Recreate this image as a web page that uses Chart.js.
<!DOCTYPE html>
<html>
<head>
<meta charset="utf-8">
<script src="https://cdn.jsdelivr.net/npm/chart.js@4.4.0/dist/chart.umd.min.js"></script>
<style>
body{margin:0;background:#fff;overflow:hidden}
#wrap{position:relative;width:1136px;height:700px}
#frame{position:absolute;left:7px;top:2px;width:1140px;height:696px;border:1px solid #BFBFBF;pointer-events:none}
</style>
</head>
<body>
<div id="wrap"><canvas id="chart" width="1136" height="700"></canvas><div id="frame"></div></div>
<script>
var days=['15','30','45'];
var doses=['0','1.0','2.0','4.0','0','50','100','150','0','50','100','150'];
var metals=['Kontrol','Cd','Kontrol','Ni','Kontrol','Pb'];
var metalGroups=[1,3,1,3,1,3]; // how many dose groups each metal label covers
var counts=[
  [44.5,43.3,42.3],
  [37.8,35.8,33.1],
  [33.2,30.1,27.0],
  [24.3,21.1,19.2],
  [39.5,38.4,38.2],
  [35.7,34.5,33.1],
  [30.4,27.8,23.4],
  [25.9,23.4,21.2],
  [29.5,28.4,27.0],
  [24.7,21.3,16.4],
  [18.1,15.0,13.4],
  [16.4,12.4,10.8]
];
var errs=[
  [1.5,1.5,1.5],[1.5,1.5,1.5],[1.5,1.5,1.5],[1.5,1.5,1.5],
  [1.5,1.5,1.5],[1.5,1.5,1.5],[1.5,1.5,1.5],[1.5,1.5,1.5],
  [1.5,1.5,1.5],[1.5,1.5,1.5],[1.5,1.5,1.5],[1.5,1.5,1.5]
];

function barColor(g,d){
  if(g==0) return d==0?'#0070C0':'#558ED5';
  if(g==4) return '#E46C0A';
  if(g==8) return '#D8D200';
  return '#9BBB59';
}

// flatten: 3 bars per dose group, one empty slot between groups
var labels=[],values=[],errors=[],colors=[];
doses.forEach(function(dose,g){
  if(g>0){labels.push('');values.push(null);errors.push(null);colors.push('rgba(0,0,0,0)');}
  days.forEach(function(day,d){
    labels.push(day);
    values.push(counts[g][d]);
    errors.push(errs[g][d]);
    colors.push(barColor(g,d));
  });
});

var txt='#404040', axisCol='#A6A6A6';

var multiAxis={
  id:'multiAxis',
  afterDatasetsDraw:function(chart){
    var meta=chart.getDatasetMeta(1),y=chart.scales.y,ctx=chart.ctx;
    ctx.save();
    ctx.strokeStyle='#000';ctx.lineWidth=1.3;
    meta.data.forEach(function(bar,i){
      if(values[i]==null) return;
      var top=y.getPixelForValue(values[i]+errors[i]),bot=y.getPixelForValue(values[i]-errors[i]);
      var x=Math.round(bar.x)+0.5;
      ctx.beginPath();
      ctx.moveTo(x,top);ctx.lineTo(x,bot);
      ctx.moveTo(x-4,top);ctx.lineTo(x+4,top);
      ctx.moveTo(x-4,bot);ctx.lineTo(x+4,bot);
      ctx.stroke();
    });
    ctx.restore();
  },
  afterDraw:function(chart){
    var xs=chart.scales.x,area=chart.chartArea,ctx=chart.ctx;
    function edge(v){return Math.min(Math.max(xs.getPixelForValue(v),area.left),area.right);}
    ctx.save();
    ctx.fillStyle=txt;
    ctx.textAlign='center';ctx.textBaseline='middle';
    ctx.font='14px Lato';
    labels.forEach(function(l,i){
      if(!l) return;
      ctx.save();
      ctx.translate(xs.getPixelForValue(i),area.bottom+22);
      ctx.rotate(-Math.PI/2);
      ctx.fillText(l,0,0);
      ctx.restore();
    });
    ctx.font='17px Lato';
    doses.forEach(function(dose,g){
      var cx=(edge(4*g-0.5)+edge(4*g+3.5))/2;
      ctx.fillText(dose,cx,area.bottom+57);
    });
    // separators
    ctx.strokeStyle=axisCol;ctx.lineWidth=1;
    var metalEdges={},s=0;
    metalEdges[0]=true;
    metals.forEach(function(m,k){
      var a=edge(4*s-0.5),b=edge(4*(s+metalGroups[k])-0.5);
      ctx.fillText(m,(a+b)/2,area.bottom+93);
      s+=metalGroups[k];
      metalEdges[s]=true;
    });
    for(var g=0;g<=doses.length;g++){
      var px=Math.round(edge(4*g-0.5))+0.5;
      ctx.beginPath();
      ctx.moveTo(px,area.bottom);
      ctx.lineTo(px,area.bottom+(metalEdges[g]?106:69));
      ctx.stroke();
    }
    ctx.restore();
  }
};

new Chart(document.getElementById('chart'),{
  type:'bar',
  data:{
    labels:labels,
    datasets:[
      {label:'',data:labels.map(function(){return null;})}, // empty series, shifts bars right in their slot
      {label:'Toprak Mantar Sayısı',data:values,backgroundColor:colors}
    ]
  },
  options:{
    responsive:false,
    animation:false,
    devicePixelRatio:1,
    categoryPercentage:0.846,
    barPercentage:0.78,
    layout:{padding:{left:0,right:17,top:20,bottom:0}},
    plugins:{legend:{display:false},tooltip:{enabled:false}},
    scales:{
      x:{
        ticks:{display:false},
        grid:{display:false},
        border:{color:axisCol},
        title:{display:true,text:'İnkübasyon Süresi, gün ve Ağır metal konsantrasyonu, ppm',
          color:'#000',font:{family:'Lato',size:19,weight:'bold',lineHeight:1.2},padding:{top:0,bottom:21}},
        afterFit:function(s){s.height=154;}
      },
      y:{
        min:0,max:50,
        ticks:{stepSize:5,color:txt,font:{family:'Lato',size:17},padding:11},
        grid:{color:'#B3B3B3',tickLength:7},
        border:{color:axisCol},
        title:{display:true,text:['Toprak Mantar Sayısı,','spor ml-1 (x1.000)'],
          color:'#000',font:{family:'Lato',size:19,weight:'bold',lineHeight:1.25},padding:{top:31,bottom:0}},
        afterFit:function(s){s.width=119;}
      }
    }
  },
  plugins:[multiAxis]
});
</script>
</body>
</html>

──────

## Exercise requirements
Reproduce the listing shown above in its entirety, exactly.

## The answer
Recreate this image as a web page that uses Chart.js.
<!DOCTYPE html>
<html>
<head>
<meta charset="utf-8">
<script src="https://cdn.jsdelivr.net/npm/chart.js@4.4.0/dist/chart.umd.min.js"></script>
<style>
body{margin:0;background:#fff;overflow:hidden}
#wrap{position:relative;width:1136px;height:700px}
#frame{position:absolute;left:7px;top:2px;width:1140px;height:696px;border:1px solid #BFBFBF;pointer-events:none}
</style>
</head>
<body>
<div id="wrap"><canvas id="chart" width="1136" height="700"></canvas><div id="frame"></div></div>
<script>
var days=['15','30','45'];
var doses=['0','1.0','2.0','4.0','0','50','100','150','0','50','100','150'];
var metals=['Kontrol','Cd','Kontrol','Ni','Kontrol','Pb'];
var metalGroups=[1,3,1,3,1,3]; // how many dose groups each metal label covers
var counts=[
  [44.5,43.3,42.3],
  [37.8,35.8,33.1],
  [33.2,30.1,27.0],
  [24.3,21.1,19.2],
  [39.5,38.4,38.2],
  [35.7,34.5,33.1],
  [30.4,27.8,23.4],
  [25.9,23.4,21.2],
  [29.5,28.4,27.0],
  [24.7,21.3,16.4],
  [18.1,15.0,13.4],
  [16.4,12.4,10.8]
];
var errs=[
  [1.5,1.5,1.5],[1.5,1.5,1.5],[1.5,1.5,1.5],[1.5,1.5,1.5],
  [1.5,1.5,1.5],[1.5,1.5,1.5],[1.5,1.5,1.5],[1.5,1.5,1.5],
  [1.5,1.5,1.5],[1.5,1.5,1.5],[1.5,1.5,1.5],[1.5,1.5,1.5]
];

function barColor(g,d){
  if(g==0) return d==0?'#0070C0':'#558ED5';
  if(g==4) return '#E46C0A';
  if(g==8) return '#D8D200';
  return '#9BBB59';
}

// flatten: 3 bars per dose group, one empty slot between groups
var labels=[],values=[],errors=[],colors=[];
doses.forEach(function(dose,g){
  if(g>0){labels.push('');values.push(null);errors.push(null);colors.push('rgba(0,0,0,0)');}
  days.forEach(function(day,d){
    labels.push(day);
    values.push(counts[g][d]);
    errors.push(errs[g][d]);
    colors.push(barColor(g,d));
  });
});

var txt='#404040', axisCol='#A6A6A6';

var multiAxis={
  id:'multiAxis',
  afterDatasetsDraw:function(chart){
    var meta=chart.getDatasetMeta(1),y=chart.scales.y,ctx=chart.ctx;
    ctx.save();
    ctx.strokeStyle='#000';ctx.lineWidth=1.3;
    meta.data.forEach(function(bar,i){
      if(values[i]==null) return;
      var top=y.getPixelForValue(values[i]+errors[i]),bot=y.getPixelForValue(values[i]-errors[i]);
      var x=Math.round(bar.x)+0.5;
      ctx.beginPath();
      ctx.moveTo(x,top);ctx.lineTo(x,bot);
      ctx.moveTo(x-4,top);ctx.lineTo(x+4,top);
      ctx.moveTo(x-4,bot);ctx.lineTo(x+4,bot);
      ctx.stroke();
    });
    ctx.restore();
  },
  afterDraw:function(chart){
    var xs=chart.scales.x,area=chart.chartArea,ctx=chart.ctx;
    function edge(v){return Math.min(Math.max(xs.getPixelForValue(v),area.left),area.right);}
    ctx.save();
    ctx.fillStyle=txt;
    ctx.textAlign='center';ctx.textBaseline='middle';
    ctx.font='14px Lato';
    labels.forEach(function(l,i){
      if(!l) return;
      ctx.save();
      ctx.translate(xs.getPixelForValue(i),area.bottom+22);
      ctx.rotate(-Math.PI/2);
      ctx.fillText(l,0,0);
      ctx.restore();
    });
    ctx.font='17px Lato';
    doses.forEach(function(dose,g){
      var cx=(edge(4*g-0.5)+edge(4*g+3.5))/2;
      ctx.fillText(dose,cx,area.bottom+57);
    });
    // separators
    ctx.strokeStyle=axisCol;ctx.lineWidth=1;
    var metalEdges={},s=0;
    metalEdges[0]=true;
    metals.forEach(function(m,k){
      var a=edge(4*s-0.5),b=edge(4*(s+metalGroups[k])-0.5);
      ctx.fillText(m,(a+b)/2,area.bottom+93);
      s+=metalGroups[k];
      metalEdges[s]=true;
    });
    for(var g=0;g<=doses.length;g++){
      var px=Math.round(edge(4*g-0.5))+0.5;
      ctx.beginPath();
      ctx.moveTo(px,area.bottom);
      ctx.lineTo(px,area.bottom+(metalEdges[g]?106:69));
      ctx.stroke();
    }
    ctx.restore();
  }
};

new Chart(document.getElementById('chart'),{
  type:'bar',
  data:{
    labels:labels,
    datasets:[
      {label:'',data:labels.map(function(){return null;})}, // empty series, shifts bars right in their slot
      {label:'Toprak Mantar Sayısı',data:values,backgroundColor:colors}
    ]
  },
  options:{
    responsive:false,
    animation:false,
    devicePixelRatio:1,
    categoryPercentage:0.846,
    barPercentage:0.78,
    layout:{padding:{left:0,right:17,top:20,bottom:0}},
    plugins:{legend:{display:false},tooltip:{enabled:false}},
    scales:{
      x:{
        ticks:{display:false},
        grid:{display:false},
        border:{color:axisCol},
        title:{display:true,text:'İnkübasyon Süresi, gün ve Ağır metal konsantrasyonu, ppm',
          color:'#000',font:{family:'Lato',size:19,weight:'bold',lineHeight:1.2},padding:{top:0,bottom:21}},
        afterFit:function(s){s.height=154;}
      },
      y:{
        min:0,max:50,
        ticks:{stepSize:5,color:txt,font:{family:'Lato',size:17},padding:11},
        grid:{color:'#B3B3B3',tickLength:7},
        border:{color:axisCol},
        title:{display:true,text:['Toprak Mantar Sayısı,','spor ml-1 (x1.000)'],
          color:'#000',font:{family:'Lato',size:19,weight:'bold',lineHeight:1.25},padding:{top:31,bottom:0}},
        afterFit:function(s){s.width=119;}
      }
    }
  },
  plugins:[multiAxis]
});
</script>
</body>
</html>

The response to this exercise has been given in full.